The book logs are a great way for the reader to keep a running list of the books they have read. Each log varies. Some are more detailed then others.

The reading interest inventories ask the students questions about what they like to do, their interests and what they like to read. This will assist in helping the student find books that they will find to be engaging.

The engagement inventories are tools that keep track of their behaviors while they are reading. This provides the teacher with information that allows them to assist in finding appropriate and engaging reading material for their students.

2. Assessing Reading Fluency

First, we must know what fluency is. This is a big conversation maker amongst educators. Fluency is not only rate of which they read but also includes their understanding of what they have just read as well.

We can assess this through fluency records ( can be a part of a running record) or a list of high frequency words to test rate of speed and the accuracy of the reading.

3. Assessing print work/decoding

This assesses what the child does when they come upon unfamiliar words. What strategies do they use to read these words or use to attempt to read these words.

When readers are at the beginning stage, they will look at the pictures to be able to read the story. using their knowledge of the letter-sound relationship, they will use this to try to sound out and decode unfamiliar words. A record of oral reading and a running record can be used to assess this.

4. Assessing Reading Comprehension

As we all know, if there is no comprehension then all a story is is words on a page. the reader must be able to comprehend what they are reading. Comprehension is taught before the students can actually read a text on their own. It is important for them to understand the story and be able to discuss it and give their own thoughts about the story.

Beginning in Kindergarten, we can assess comprehension through questioning. they can write down their thoughts and responses to questions as they are reading or being read to.

Of course, we can use the running record to assess comprehension. Turn and talk is another method used. Have them jot down a thought on a sticky note. These will tell you what they did and did not understand about the story.

5. Assessing Conversation

A valuable and nonintrusive method of assessing is through conversation. By listening to the students discuss the story, teachers can gain alot of valuable insight into the levels of their students. Conversation is a skill. It is a common core standard. The students are to be able to converse with one another in a meaningful manner.

Anecdotal notes are a great way to assess conversation. The teacher can just sit back and observe. As she is observing the turn and talks or other conversational activities taking place, they can take notes on what is going on. This will provide them with meaningful information. Will they need to work on the art of conversation?

Not only does the author discuss reading and the lenses used to collect data but they also discuss writing and the lenses used to assess it.

Writing has only two lenses to assess it with.

 1. Assessing Writing Engagement

As with reading, there needs to be engagement on the part of the student in order for this process to be successful. When assessing engagement, we are looking at the volume of writing, the motivation of the student, and whether or not the students uses and understands the process of writing.

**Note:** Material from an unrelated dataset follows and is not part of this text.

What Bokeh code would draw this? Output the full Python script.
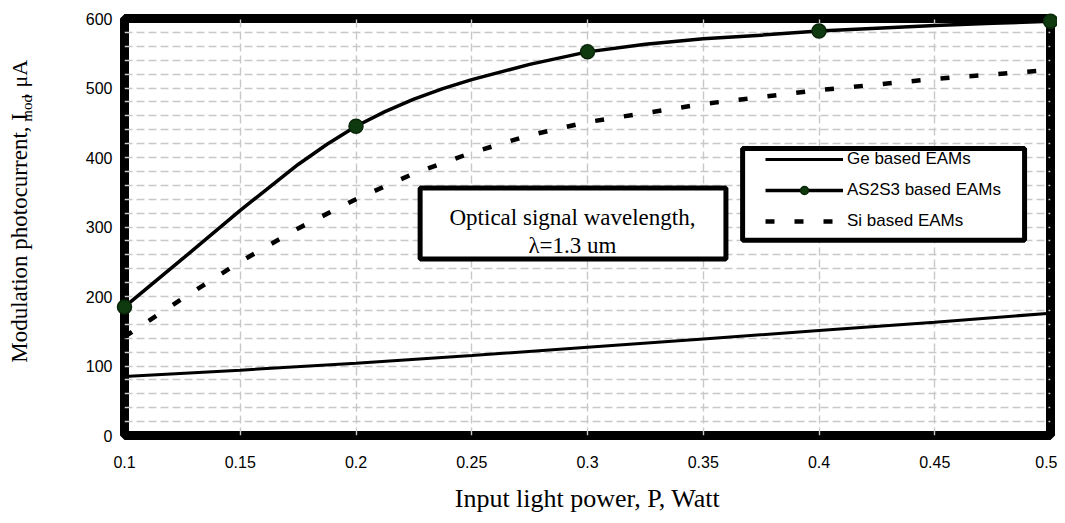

An engagement inventory can be used. Writing journals are another way to assess engagement. This will keep all of their writings together and allow the teacher to see not only the volume of their writing but also the quality of their writing.

2. Assessing Qualities of Good Writing

Assessing writing is more accessible. We have a visual to keep and to send home. When we are assessing the quality of the students' writing, we must take into consideraton the type of writing they are doing. Is it an opinion piece? Narative? How to? Informative? This is important so we can insure that they have the correct information in their writing.

Another item we are assessing is the conventions, sentence structure. The spelling is also assessed.

Quality writing can be assessed through journals, spelling inventories as well as minilessons and/or conferencing.

One must remember that students' go through the stages of writing at different paces, depending on developmental issues as well as what grade level they are in.

This book had a lot of visual examples for us to see. As an educator, it is important to have a variety of tools on hand to assess reading and writing of our students.